#### [TASK]
Repeat each line exactly as it is written.

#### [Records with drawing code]
** Start **

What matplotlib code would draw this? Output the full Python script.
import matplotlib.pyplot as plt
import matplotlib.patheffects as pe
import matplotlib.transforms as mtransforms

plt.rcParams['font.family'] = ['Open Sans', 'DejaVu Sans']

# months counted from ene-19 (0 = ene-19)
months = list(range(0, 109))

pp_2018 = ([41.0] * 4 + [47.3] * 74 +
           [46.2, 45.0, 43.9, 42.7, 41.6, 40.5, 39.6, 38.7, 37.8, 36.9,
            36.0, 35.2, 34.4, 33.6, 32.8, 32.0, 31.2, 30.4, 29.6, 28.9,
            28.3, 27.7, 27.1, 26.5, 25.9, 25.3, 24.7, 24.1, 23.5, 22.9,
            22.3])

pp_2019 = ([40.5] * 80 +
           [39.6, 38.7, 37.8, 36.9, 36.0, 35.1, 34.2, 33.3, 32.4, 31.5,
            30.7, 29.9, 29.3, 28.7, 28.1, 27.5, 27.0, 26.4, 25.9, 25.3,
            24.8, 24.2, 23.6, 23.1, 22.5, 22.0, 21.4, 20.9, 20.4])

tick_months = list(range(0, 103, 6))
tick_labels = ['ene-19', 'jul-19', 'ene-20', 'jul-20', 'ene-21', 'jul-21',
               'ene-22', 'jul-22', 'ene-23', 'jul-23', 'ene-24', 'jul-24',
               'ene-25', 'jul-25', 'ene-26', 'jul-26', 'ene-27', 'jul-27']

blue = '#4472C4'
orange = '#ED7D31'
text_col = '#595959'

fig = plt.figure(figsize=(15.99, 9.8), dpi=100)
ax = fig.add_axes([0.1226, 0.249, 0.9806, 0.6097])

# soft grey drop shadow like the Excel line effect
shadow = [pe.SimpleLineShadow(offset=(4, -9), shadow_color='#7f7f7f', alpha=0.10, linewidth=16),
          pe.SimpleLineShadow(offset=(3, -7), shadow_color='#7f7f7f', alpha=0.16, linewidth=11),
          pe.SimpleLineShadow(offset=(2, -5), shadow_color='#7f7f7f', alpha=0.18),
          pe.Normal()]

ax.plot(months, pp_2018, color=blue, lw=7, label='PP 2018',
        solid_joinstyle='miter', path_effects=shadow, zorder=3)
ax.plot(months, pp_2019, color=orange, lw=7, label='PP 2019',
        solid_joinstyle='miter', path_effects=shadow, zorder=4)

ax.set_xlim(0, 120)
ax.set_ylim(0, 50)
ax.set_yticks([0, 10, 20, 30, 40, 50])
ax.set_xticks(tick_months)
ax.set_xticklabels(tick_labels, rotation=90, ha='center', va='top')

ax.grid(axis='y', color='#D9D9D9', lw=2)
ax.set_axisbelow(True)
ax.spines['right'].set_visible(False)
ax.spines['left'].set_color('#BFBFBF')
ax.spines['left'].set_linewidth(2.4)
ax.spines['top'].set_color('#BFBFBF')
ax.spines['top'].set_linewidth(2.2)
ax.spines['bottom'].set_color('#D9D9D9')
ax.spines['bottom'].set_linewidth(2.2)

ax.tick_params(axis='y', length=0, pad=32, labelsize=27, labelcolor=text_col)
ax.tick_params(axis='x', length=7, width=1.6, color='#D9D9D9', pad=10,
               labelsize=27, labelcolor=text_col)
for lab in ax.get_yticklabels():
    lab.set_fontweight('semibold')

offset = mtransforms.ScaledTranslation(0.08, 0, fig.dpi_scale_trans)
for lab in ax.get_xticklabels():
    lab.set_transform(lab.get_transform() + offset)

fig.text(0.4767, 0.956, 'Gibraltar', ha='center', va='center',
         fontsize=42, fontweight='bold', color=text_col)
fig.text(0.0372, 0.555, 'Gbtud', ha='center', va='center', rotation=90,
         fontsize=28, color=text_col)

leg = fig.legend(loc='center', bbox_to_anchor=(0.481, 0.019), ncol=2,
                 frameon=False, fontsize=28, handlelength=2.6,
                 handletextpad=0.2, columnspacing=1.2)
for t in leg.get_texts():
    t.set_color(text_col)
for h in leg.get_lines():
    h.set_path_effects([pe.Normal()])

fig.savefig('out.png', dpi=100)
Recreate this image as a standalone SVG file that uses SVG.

** End **

#### [EXERCISE RESULT]
What matplotlib code would draw this? Output the full Python script.
import matplotlib.pyplot as plt
import matplotlib.patheffects as pe
import matplotlib.transforms as mtransforms

plt.rcParams['font.family'] = ['Open Sans', 'DejaVu Sans']

# months counted from ene-19 (0 = ene-19)
months = list(range(0, 109))

pp_2018 = ([41.0] * 4 + [47.3] * 74 +
           [46.2, 45.0, 43.9, 42.7, 41.6, 40.5, 39.6, 38.7, 37.8, 36.9,
            36.0, 35.2, 34.4, 33.6, 32.8, 32.0, 31.2, 30.4, 29.6, 28.9,
            28.3, 27.7, 27.1, 26.5, 25.9, 25.3, 24.7, 24.1, 23.5, 22.9,
            22.3])

pp_2019 = ([40.5] * 80 +
           [39.6, 38.7, 37.8, 36.9, 36.0, 35.1, 34.2, 33.3, 32.4, 31.5,
            30.7, 29.9, 29.3, 28.7, 28.1, 27.5, 27.0, 26.4, 25.9, 25.3,
            24.8, 24.2, 23.6, 23.1, 22.5, 22.0, 21.4, 20.9, 20.4])

tick_months = list(range(0, 103, 6))
tick_labels = ['ene-19', 'jul-19', 'ene-20', 'jul-20', 'ene-21', 'jul-21',
               'ene-22', 'jul-22', 'ene-23', 'jul-23', 'ene-24', 'jul-24',
               'ene-25', 'jul-25', 'ene-26', 'jul-26', 'ene-27', 'jul-27']

blue = '#4472C4'
orange = '#ED7D31'
text_col = '#595959'

fig = plt.figure(figsize=(15.99, 9.8), dpi=100)
ax = fig.add_axes([0.1226, 0.249, 0.9806, 0.6097])

# soft grey drop shadow like the Excel line effect
shadow = [pe.SimpleLineShadow(offset=(4, -9), shadow_color='#7f7f7f', alpha=0.10, linewidth=16),
          pe.SimpleLineShadow(offset=(3, -7), shadow_color='#7f7f7f', alpha=0.16, linewidth=11),
          pe.SimpleLineShadow(offset=(2, -5), shadow_color='#7f7f7f', alpha=0.18),
          pe.Normal()]

ax.plot(months, pp_2018, color=blue, lw=7, label='PP 2018',
        solid_joinstyle='miter', path_effects=shadow, zorder=3)
ax.plot(months, pp_2019, color=orange, lw=7, label='PP 2019',
        solid_joinstyle='miter', path_effects=shadow, zorder=4)

ax.set_xlim(0, 120)
ax.set_ylim(0, 50)
ax.set_yticks([0, 10, 20, 30, 40, 50])
ax.set_xticks(tick_months)
ax.set_xticklabels(tick_labels, rotation=90, ha='center', va='top')

ax.grid(axis='y', color='#D9D9D9', lw=2)
ax.set_axisbelow(True)
ax.spines['right'].set_visible(False)
ax.spines['left'].set_color('#BFBFBF')
ax.spines['left'].set_linewidth(2.4)
ax.spines['top'].set_color('#BFBFBF')
ax.spines['top'].set_linewidth(2.2)
ax.spines['bottom'].set_color('#D9D9D9')
ax.spines['bottom'].set_linewidth(2.2)

ax.tick_params(axis='y', length=0, pad=32, labelsize=27, labelcolor=text_col)
ax.tick_params(axis='x', length=7, width=1.6, color='#D9D9D9', pad=10,
               labelsize=27, labelcolor=text_col)
for lab in ax.get_yticklabels():
    lab.set_fontweight('semibold')

offset = mtransforms.ScaledTranslation(0.08, 0, fig.dpi_scale_trans)
for lab in ax.get_xticklabels():
    lab.set_transform(lab.get_transform() + offset)

fig.text(0.4767, 0.956, 'Gibraltar', ha='center', va='center',
         fontsize=42, fontweight='bold', color=text_col)
fig.text(0.0372, 0.555, 'Gbtud', ha='center', va='center', rotation=90,
         fontsize=28, color=text_col)

leg = fig.legend(loc='center', bbox_to_anchor=(0.481, 0.019), ncol=2,
                 frameon=False, fontsize=28, handlelength=2.6,
                 handletextpad=0.2, columnspacing=1.2)
for t in leg.get_texts():
    t.set_color(text_col)
for h in leg.get_lines():
    h.set_path_effects([pe.Normal()])

fig.savefig('out.png', dpi=100)
Recreate this image as a standalone SVG file that uses SVG.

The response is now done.